The first Greek colony in Italy was established in the Bay of Naxos. Taormina was settled by the people of nearby Naxos, an older Greek settlement, around 395 BC. It was built on the remains of a Siculian city. The previous residents had fled the tyranny of Dionysius the Elder, who eventually conquered Taormina anyway, in 392 BC. The city was named Tauromenion in 358 BC, and figured prominently in the regional politics of the next two centuries. The town became a typical Greek colony, through the building of the agora, of the acropolis on Mount Tauro, of the Bouleuterion, that was the seat of the town council and of the Theatre.

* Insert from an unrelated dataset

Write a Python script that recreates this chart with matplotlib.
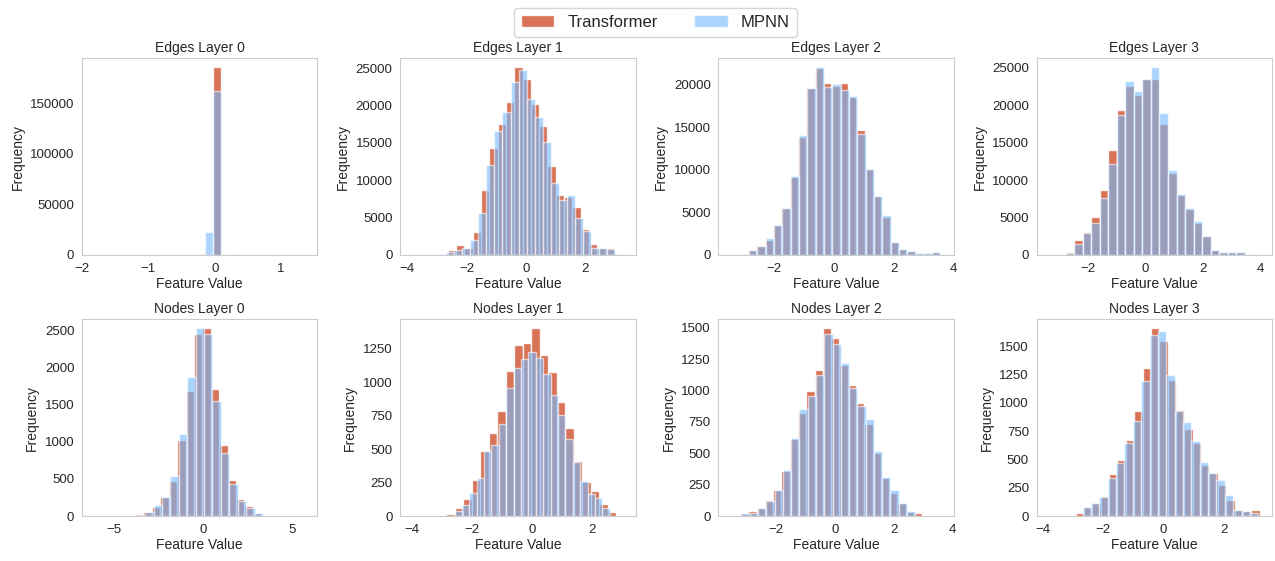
import numpy as np
import matplotlib
matplotlib.use('Agg')
import matplotlib.pyplot as plt
import seaborn as sns

sns.set_style('whitegrid')
plt.rcParams['font.family'] = ['Liberation Sans', 'DejaVu Sans']

# each series: first bin edge, bin width, counts per bin
# Edges Layer 0
e0_tf_start, e0_tf_width = -0.27, 0.12
e0_tf = [600, 100, 185300, 100, 300]
e0_mp_start, e0_mp_width = -0.27, 0.12
e0_mp = [400, 23000, 162300, 100, 900]

# Edges Layer 1
e1_tf_start, e1_tf_width = -2.629, 0.2796
e1_tf = [630, 1350, 1000, 3020, 8740, 14370, 17570, 20500, 25090, 23520, 20140,
         17300, 11890, 7970, 7700, 6400, 3470, 1530, 900, 990, 100]
e1_mp_start, e1_mp_width = -2.953, 0.2707
e1_mp = [100, 450, 630, 990, 2070, 5630, 12070, 16530, 19100, 23070, 24780,
         20900, 18420, 15050, 9640, 7300, 7970, 4900, 3150, 990, 900, 765]

# Edges Layer 2
e2_tf_start, e2_tf_width = -3.162, 0.2793
e2_tf = [150, 554, 1000, 1800, 3560, 5540, 9200, 13800, 19560, 21900, 20200, 19800,
         20200, 18500, 14650, 10100, 6930, 4500, 1470, 670, 475, 200, 240, 320]
e2_mp_start, e2_mp_width = -3.128, 0.2793
e2_mp = [60, 554, 1110, 1940, 3560, 5540, 9300, 14060, 19560, 22020, 19680, 20080,
         19400, 18690, 14260, 10100, 6930, 4750, 1470, 670, 475, 200, 240, 320]

# Edges Layer 3
e3_tf_start, e3_tf_width = -2.773, 0.2965
e3_tf = [450, 2030, 3110, 5045, 8740, 14050, 19370, 22610, 21400, 23520, 23520,
         17430, 10900, 8060, 6170, 4280, 2500, 650, 400, 400, 350, 80]
e3_mp_start, e3_mp_width = -2.773, 0.2965
e3_mp = [225, 1530, 2880, 4230, 7660, 12120, 18650, 23290, 21940, 23520, 25050,
         18920, 11350, 8200, 6260, 4500, 2570, 675, 405, 405, 360, 90]

# Nodes Layer 0
n0_tf_start, n0_tf_width = -3.796, 0.4704
n0_tf = [25, 50, 127, 263, 476, 1025, 1692, 2450, 2532, 1715, 953, 485, 236, 136, 40]
n0_mp_start, n0_mp_width = -3.704, 0.4704
n0_mp = [18, 54, 154, 263, 535, 1102, 1878, 2532, 2450, 1547, 844, 436, 209, 104, 45]

# Nodes Layer 1
n1_tf_start, n1_tf_width = -2.867, 0.2833
n1_tf = [13, 63, 126, 270, 489, 620, 786, 1086, 1278, 1298, 1404, 1207, 1081, 854,
         660, 408, 257, 186, 93, 30]
n1_mp_start, n1_mp_width = -2.59, 0.2461
n1_mp = [35, 81, 169, 287, 489, 529, 686, 955, 1107, 1177, 1228, 1182, 1059, 905,
         756, 577, 403, 260, 164, 136, 60]

# Nodes Layer 2
n2_tf_start, n2_tf_width = -3.232, 0.2814
n2_tf = [15, 43, 62, 129, 209, 356, 611, 820, 1000, 1160, 1495, 1420, 1200, 1040,
         900, 731, 504, 303, 182, 107, 32, 21]
n2_mp_start, n2_mp_width = -3.186, 0.2814
n2_mp = [21, 21, 62, 123, 209, 370, 619, 852, 959, 1125, 1447, 1369, 1222, 1021,
         879, 777, 522, 311, 209, 107, 43]

# Nodes Layer 3
n3_tf_start, n3_tf_width = -2.922, 0.2778
n3_tf = [24, 77, 113, 178, 374, 499, 668, 930, 1310, 1657, 1547, 1197, 935, 766,
         641, 448, 380, 276, 143, 53, 48, 53]
n3_mp_start, n3_mp_width = -2.689, 0.2778
n3_mp = [77, 113, 166, 336, 469, 647, 840, 1188, 1598, 1636, 1247, 930, 832, 662,
         478, 380, 321, 187, 53, 48, 30]

titles = ['Edges Layer 0', 'Edges Layer 1', 'Edges Layer 2', 'Edges Layer 3',
          'Nodes Layer 0', 'Nodes Layer 1', 'Nodes Layer 2', 'Nodes Layer 3']

panels = [
    ((e0_tf_start, e0_tf_width, e0_tf), (e0_mp_start, e0_mp_width, e0_mp)),
    ((e1_tf_start, e1_tf_width, e1_tf), (e1_mp_start, e1_mp_width, e1_mp)),
    ((e2_tf_start, e2_tf_width, e2_tf), (e2_mp_start, e2_mp_width, e2_mp)),
    ((e3_tf_start, e3_tf_width, e3_tf), (e3_mp_start, e3_mp_width, e3_mp)),
    ((n0_tf_start, n0_tf_width, n0_tf), (n0_mp_start, n0_mp_width, n0_mp)),
    ((n1_tf_start, n1_tf_width, n1_tf), (n1_mp_start, n1_mp_width, n1_mp)),
    ((n2_tf_start, n2_tf_width, n2_tf), (n2_mp_start, n2_mp_width, n2_mp)),
    ((n3_tf_start, n3_tf_width, n3_tf), (n3_mp_start, n3_mp_width, n3_mp)),
]

xlims = [(-2.0, 1.545), (-4.23, 3.69), (-3.88, 4.02), (-3.78, 4.395),
         (-6.76, 6.39), (-4.4, 3.44), (-3.97, 4.03), (-4.22, 3.6)]
xticks = [[-2, -1, 0, 1], [-4, -2, 0, 2], [-2, 0, 2, 4], [-2, 0, 2, 4],
          [-5, 0, 5], [-4, -2, 0, 2], [-2, 0, 2, 4], [-4, -2, 0, 2]]

tf_color = '#D25A3A'
mp_color = '#74B9FF'


def draw_hist(ax, start, width, counts, color, alpha, label):
    counts = np.asarray(counts, dtype=float)
    edges = start + width * np.arange(len(counts) + 1)
    centers = (edges[:-1] + edges[1:]) / 2
    ax.hist(centers, bins=edges, weights=counts, color=color, alpha=alpha,
            edgecolor='white', linewidth=1.0, label=label)


fig, axes = plt.subplots(2, 4, figsize=(12.75, 5.61), dpi=100)
fig.subplots_adjust(left=0.0643, right=0.9976, bottom=0.0802, top=0.8966,
                    wspace=0.352, hspace=0.325)

for i, ax in enumerate(axes.flat):
    tf, mp = panels[i]
    draw_hist(ax, tf[0], tf[1], tf[2], tf_color, 0.85, 'Transformer')
    draw_hist(ax, mp[0], mp[1], mp[2], mp_color, 0.6, 'MPNN')
    ax.set_xlim(*xlims[i])
    ax.set_xticks(xticks[i])
    ax.grid(False)
    ax.set_title(titles[i], fontsize=10, pad=4)
    ax.set_xlabel('Feature Value', fontsize=10, labelpad=2)
    ax.set_ylabel('Frequency', fontsize=10)
    ax.tick_params(labelsize=9.5, pad=2)

handles, labels = axes[0, 0].get_legend_handles_labels()
fig.legend(handles, labels, loc='upper center', bbox_to_anchor=(0.514, 1.0),
           ncol=2, fontsize=12, columnspacing=2.2, frameon=True)

fig.savefig('out.png', dpi=100)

The Greeks eventually colonized the whole island, leaving some of the most beautiful and best-preserved temples they ever built at Agrigento, Selinunte, and Segesta. Around those glorious sites they planted Sicily's first olive trees and grape vines.
The city supported Pyrrhus, King of Epirus, against Syracuse in 278 BC. It was from Taormina that he conducted his Sicilian campaign, with the aid of some ten thousand troops. Yet, Taormina was one of the first Sicilian cities to support Rome during the Punic Wars. Eunus took the city during the slave revolt, and when the Romans finally occupied the city, they massacred thousands of slaves.
the roman and byzantine period
When the Romans arrived, they renovated many of the countless architectural finds left here by the Greeks. Taormina flourished in the time of Julius Caesar, only to suffer under Octavian, who retaliated against the city for its support of Pompey by expelling most of its inhabitants and offering their homes to Roman soldiers. Those Roman soldiers found prosperity in Taormina.
The following Byzantine domination brought a glorious time to the town. In fact, after the fall of Constantinople, the town Syracuse became less important, so Taormina became the new capital city of Eastern Sicily and the seat of the archbishopric, too.
the norman period
The Arabs, who had been present on the island from the 9th -11th centuries, also occupied Taormina. The Arabs were displaced by the Normans, who restored the Christian religion and built many monasteries. Taormina also took part in the rebellion of the Sicilian Vespers and protected the Aragonese. In 1410, the city became the seat of the Sicilian Parliament. Taormina remained loyal to the Spaniards even though they sold the city more than once. The city was under French occupation in 1675 before being occupied once again by Spain under Phillip V.
The Bourbons ruled the city briefly in 1734 until 1861 when Italy was united.